**Objective**
Every line of the material below must be repeated exactly.

**Available data**
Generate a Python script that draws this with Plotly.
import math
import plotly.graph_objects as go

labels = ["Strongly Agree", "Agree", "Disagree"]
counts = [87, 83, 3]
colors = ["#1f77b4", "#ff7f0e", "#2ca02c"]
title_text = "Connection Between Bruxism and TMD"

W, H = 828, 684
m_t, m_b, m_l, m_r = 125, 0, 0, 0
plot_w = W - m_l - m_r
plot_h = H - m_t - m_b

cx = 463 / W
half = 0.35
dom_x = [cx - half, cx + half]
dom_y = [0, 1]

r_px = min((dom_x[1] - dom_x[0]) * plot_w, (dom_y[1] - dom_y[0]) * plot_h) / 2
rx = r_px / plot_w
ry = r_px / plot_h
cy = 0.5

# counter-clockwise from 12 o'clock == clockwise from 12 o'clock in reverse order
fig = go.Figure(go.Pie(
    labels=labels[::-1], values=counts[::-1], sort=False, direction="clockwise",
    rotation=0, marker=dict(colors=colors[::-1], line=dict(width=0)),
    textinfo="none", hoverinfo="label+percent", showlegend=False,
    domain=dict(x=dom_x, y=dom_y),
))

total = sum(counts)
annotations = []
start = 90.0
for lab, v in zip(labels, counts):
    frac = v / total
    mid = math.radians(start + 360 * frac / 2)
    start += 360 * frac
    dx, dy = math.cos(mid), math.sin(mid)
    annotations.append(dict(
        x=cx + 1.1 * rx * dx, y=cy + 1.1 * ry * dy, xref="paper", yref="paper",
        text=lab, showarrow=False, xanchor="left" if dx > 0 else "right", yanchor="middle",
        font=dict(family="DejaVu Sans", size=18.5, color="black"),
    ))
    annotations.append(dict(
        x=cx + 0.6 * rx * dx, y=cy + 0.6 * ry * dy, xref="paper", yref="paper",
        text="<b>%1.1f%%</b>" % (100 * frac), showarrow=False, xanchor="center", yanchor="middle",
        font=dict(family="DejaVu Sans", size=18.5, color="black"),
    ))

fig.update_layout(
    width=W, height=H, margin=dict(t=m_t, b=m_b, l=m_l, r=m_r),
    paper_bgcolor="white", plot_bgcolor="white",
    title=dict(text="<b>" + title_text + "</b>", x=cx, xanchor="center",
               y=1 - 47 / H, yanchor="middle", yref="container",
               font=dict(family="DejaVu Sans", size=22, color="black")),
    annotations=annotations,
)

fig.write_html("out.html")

**Final result**
Generate a Python script that draws this with Plotly.
import math
import plotly.graph_objects as go

labels = ["Strongly Agree", "Agree", "Disagree"]
counts = [87, 83, 3]
colors = ["#1f77b4", "#ff7f0e", "#2ca02c"]
title_text = "Connection Between Bruxism and TMD"

W, H = 828, 684
m_t, m_b, m_l, m_r = 125, 0, 0, 0
plot_w = W - m_l - m_r
plot_h = H - m_t - m_b

cx = 463 / W
half = 0.35
dom_x = [cx - half, cx + half]
dom_y = [0, 1]

r_px = min((dom_x[1] - dom_x[0]) * plot_w, (dom_y[1] - dom_y[0]) * plot_h) / 2
rx = r_px / plot_w
ry = r_px / plot_h
cy = 0.5

# counter-clockwise from 12 o'clock == clockwise from 12 o'clock in reverse order
fig = go.Figure(go.Pie(
    labels=labels[::-1], values=counts[::-1], sort=False, direction="clockwise",
    rotation=0, marker=dict(colors=colors[::-1], line=dict(width=0)),
    textinfo="none", hoverinfo="label+percent", showlegend=False,
    domain=dict(x=dom_x, y=dom_y),
))

total = sum(counts)
annotations = []
start = 90.0
for lab, v in zip(labels, counts):
    frac = v / total
    mid = math.radians(start + 360 * frac / 2)
    start += 360 * frac
    dx, dy = math.cos(mid), math.sin(mid)
    annotations.append(dict(
        x=cx + 1.1 * rx * dx, y=cy + 1.1 * ry * dy, xref="paper", yref="paper",
        text=lab, showarrow=False, xanchor="left" if dx > 0 else "right", yanchor="middle",
        font=dict(family="DejaVu Sans", size=18.5, color="black"),
    ))
    annotations.append(dict(
        x=cx + 0.6 * rx * dx, y=cy + 0.6 * ry * dy, xref="paper", yref="paper",
        text="<b>%1.1f%%</b>" % (100 * frac), showarrow=False, xanchor="center", yanchor="middle",
        font=dict(family="DejaVu Sans", size=18.5, color="black"),
    ))

fig.update_layout(
    width=W, height=H, margin=dict(t=m_t, b=m_b, l=m_l, r=m_r),
    paper_bgcolor="white", plot_bgcolor="white",
    title=dict(text="<b>" + title_text + "</b>", x=cx, xanchor="center",
               y=1 - 47 / H, yanchor="middle", yref="container",
               font=dict(family="DejaVu Sans", size=22, color="black")),
    annotations=annotations,
)

fig.write_html("out.html")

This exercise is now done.